By identifying his work with the way that the media apparatus operates, Ragimov achieves yet another distinctive after-effect.   The apparatus might function in an uninterrupted and extremely productive fashion but it does follow a set logic or programme. And this means that the media reality is not boundless but set within limitations. The producer places strict technical limitations on the media reality.   By adopting these conditions, Ragimov is clearly distancing himself from the post-structuralist concept of the media reality, which sees the media reality as a boundless and disordered flow and which is so popular with so many other contemporary Russian artists. This vitalistic picture of the world has given these artists the courage to take on media flows in single combat; it has given them the idea that it is possible to outplay the elements of media; it has provided them with an opportunity to escape the media reality’s corporeal zones and it has pushed them towards ever an increasing artistry of carnival effects and collage paradoxes. For Ragimov this strategy of fighting the media reality by radicalising its production and using the media reality’s very own media is unfeasible. In actual fact it is not a means of puncturing the surface of the media but simply yet another programme for its production. And if the machinery or apparatus functions like a programme, then the image of the producer that works with this machinery is closer to that of a programmer or functionary than an unfettered artist.

Thus, from Ragimov’s point of view it is quite impossible to break through the media’s surface, it is impossible to plumb its depths and it is likewise impossible to grope about in the hope of finding a place where it is not all pervasive. His project amounts to something different – Ragimov is attempting to familiarise himself with that which lies on the other side of the surface of the media.

Kerim Ragimov’s journey towards realising this task of illuminating the media image and familiarising himself with that which lies on the other side of the media surface is based on several stages and procedures. The first of these could be called “the impoverishment of the image”. In fact, the over-engineered redundant image does not set itself the task of revealing its inner secrets. On the contrary, these images – specifically in the form of the "New Academicism" defined on the Petersburg art scene of the nineties or the glamour of today’s post nineties Moscow mainstream – strive to concentrate one's gaze on the surface of the image, to mesmerise one’s gaze by means of the artist’s style, symbolism, allegorical motifs and narrative conflicts. Ragimov rejects the affectation of artistic style or, as he puts it, “refuses to allow himself to artistically interpret the image”, and by copying media images he meticulously reproduces "even the flaws of the original”. 
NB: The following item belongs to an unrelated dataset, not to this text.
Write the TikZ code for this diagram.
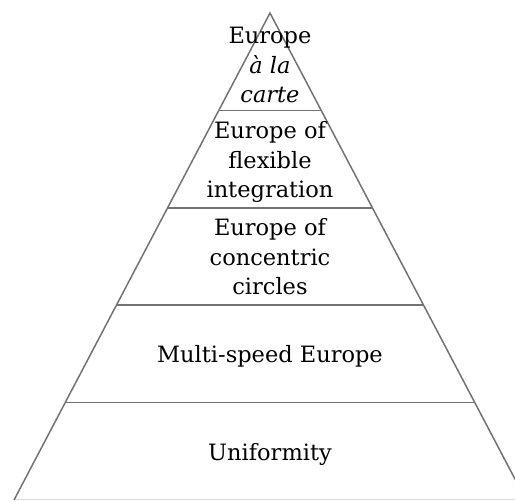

Moreover, the nomenclature of the media images in his work – as mentioned above – are unusually multi-faceted and much richer than those of classical Pop Art for example. However, this paradoxically serves the purpose of "merging" the image rather than complicating it. If pop artists, by trying to turn a banal object into a consumer icon, are presenting it as something that is unique and exclusive, then Ragimov, by working in the context of the information society as opposed to the consumer society, is, on the contrary, attempting to present the most varied (including the most exclusive) things in a single series of balanced media symbols. Many of these symbols are indeed pregnant with exclusive and substantial significance but the artist/author chooses not to reveal this significance to us. “As the artist” admits Ragimov, “I fulfil an inverse function:  I make the pictures in this series anonymous, removing all attendant information and explanations to be found in the originals. This information black out seems to me to be the ideal silent soundtrack for this work.” This procedure is particularly effective in his “Metro” series – which uses collage devices and subtle allusions in what, in terms of its imagery, is one of his most complex works. However, here also, the aim of this artistic manipulation remains unexplained, its meaning muffled by the “silent soundtrack”. 

By scrupulously copying technical images, he endows them with greater proportions and out of their anonymity, banality and universality he extracts the effect of metaphysical suggestion. He forces a technical image to be illuminated with transcendental light and thus brings it closer to the hieratic iconic primordial image. Finally, he deliberately expends an excessive amount of effort by replicating a technical image by hand and by means of his craftsmanship. Thus, Ragimov’s idea boils down to the transformation of a technical image – an image of secondary level – into a primordial ancient magical image. 

Ragimov himself explains the painstaking hand made quality of painted works as follows:  “The figurative painterly code here – is no more (but is also no less) than a sign of academicism, a symbol of self-sufficiency and the vestige of the contemplative practice of the loner”. 

In all these works, arising from the iconography of the the Deesis (mentioned above), we have dealings with human figures that are most often either deliberately or unconsciously posing and looking straight at the viewer. Ragimov is referring here to the extremely powerful effect of – meeting the gaze face on or the Countenance of the Other. And this, as is well known, is always an event – a metaphysical and universal event (Emmanuelle Levinas). The problem, however, lies in the fact that banal, dead media images that completely define our perception of reality, do not produce within us the effect of an encounter with the Other. Here the universality of the banal destroys the universality of the gaze of the Other. However, sometimes the media image can bestow on us the touching effect of an encounter with the human, but this happens extremely rarely, as a result of completely chance and unforeseeable circumstances. This experience might arise as a result of looking at an ordinary media image from an unusual angle. It is precisely this effect that Ragimov’s methodology is aiming to produce and it is precisely this methodology that produces the effect of a conceptual abyss. Thus, suspense, a feeling of internal anxiety and fear turn out to be the bearers of a vitalising human first principle. The human turns out to be identical to the sub-media. Therefore the spectacle of representatives of the human race presented to us as an unending monumental frieze in the "Human Project", or the spectacle revealed to us from out of the abyss or departing from us into the abyss – is a spectacle that bears something that is both grandiose and frightening at the same time. Thus, Kerim Ragimov’s art fits into the classical aesthetic category of Sublime.

“Personally, the most important questions are born out of the fatality of this subject. Is there a need for redemption and some sort of conclusion?” Kerim Ragimov poses and answers these questions himself: “For me the answer lies in the realm of faith".